Originally posted by Dix
Custom Spector with one passive Dimarzio “Model P” pickup – It’s no secret I’ve never liked Fender Precisions. I hate the feel with a passion and tone reminds me of the bottom of the Mississippi in New Orleans. Why everybody and his brother-in-law with a rock record in the 70’s played one I have no clue. The best thing Larry Dimarzio ever did was make a decent pickup for it. Finally the Precision got a decent rock tone. Back when Spector wasn’t quite so huge you could get one custom-made and actually get it BEFORE you retire. I shipped them a Dimarzio Model P and they routed one of their bodies for it and no tone control, volume only. (One of the originals designed by Ned Steinberger – just a tad smaller than the current “NS”-line offerings) San Francisco doesn’t have earthquakes that rock as hard as this thing. The midrange is just plain rips your face off.
September 9, 2002 @08:40pm
Messin_With_The _Kids

Some basses record well and some just don't. I don't know why this is, but it is.

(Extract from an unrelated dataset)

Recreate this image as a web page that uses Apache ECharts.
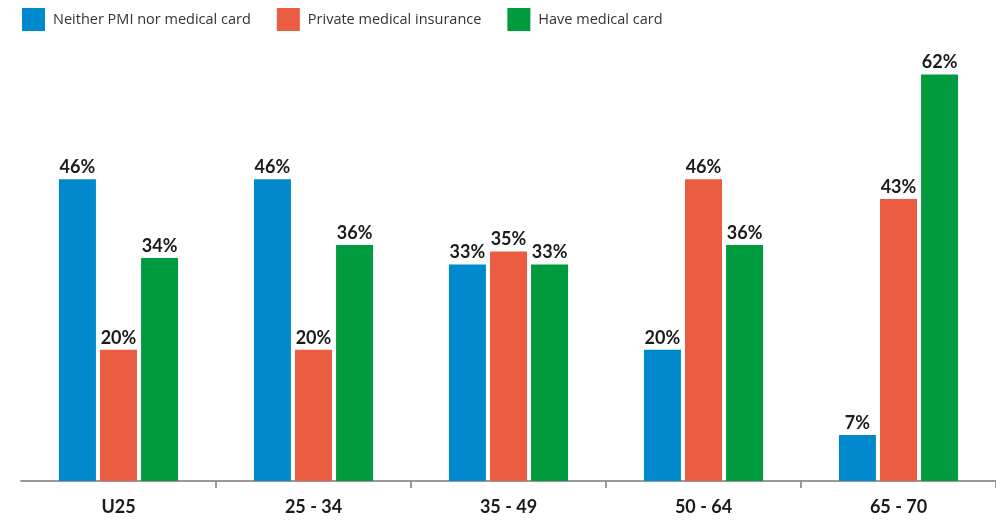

Fender basses are some that record very well and I'll repeat some of the advice others have given you and say try the stock pups first. They may surprise you. If you still decide to change them, I've found that Duncan Quarter Pounders record quite well.
September 12, 2002 @09:19pm

One of the main guitar makers/repairmen in Seattle loads custom basses with Barolini's. Any comments? Or I hear the EMG Precisions are excellent as well. Any other comments about the Seyour Quarter Pounder.... Of particluar interest is the sound of Geddi Lee. All comments appreciated. Especially if you are really into RECORDING.
September 13, 2002 @05:46am
Messin_With_The _Kids

Well, if it helps any, here's an MP3 of a Duncan QP P-Bass pup mounted in a '79 Kramer DMZ4000. Originally the Kramer came with a Dimarzio, but the Dimarzio was peaky and difficult to record. The Duncan cleaned things right up though.
It's a tune that a guitarist friend asked me to help her with. The bass lines are nothing fancy, but a lot of showboating would have ruined the tune anyway. The hardest part was keeping the notes uniform and staying awake :). I am rather proud of the production though, it's the first time I've had 24 tracks of audio and midi to juggle.
September 13, 2002 @08:01pm

by far the best sounding pick ups are bartolini's(in my opinion)
i had a mexican jazz bass that sounded totally great though.
and it was stock
October 23, 2002 @02:23am

Originally posted by DrGroove
ebozz makes a good point - the stock pickups on the fender models, even the inexpensive ones, sound pretty good, and may be all you need for your studio.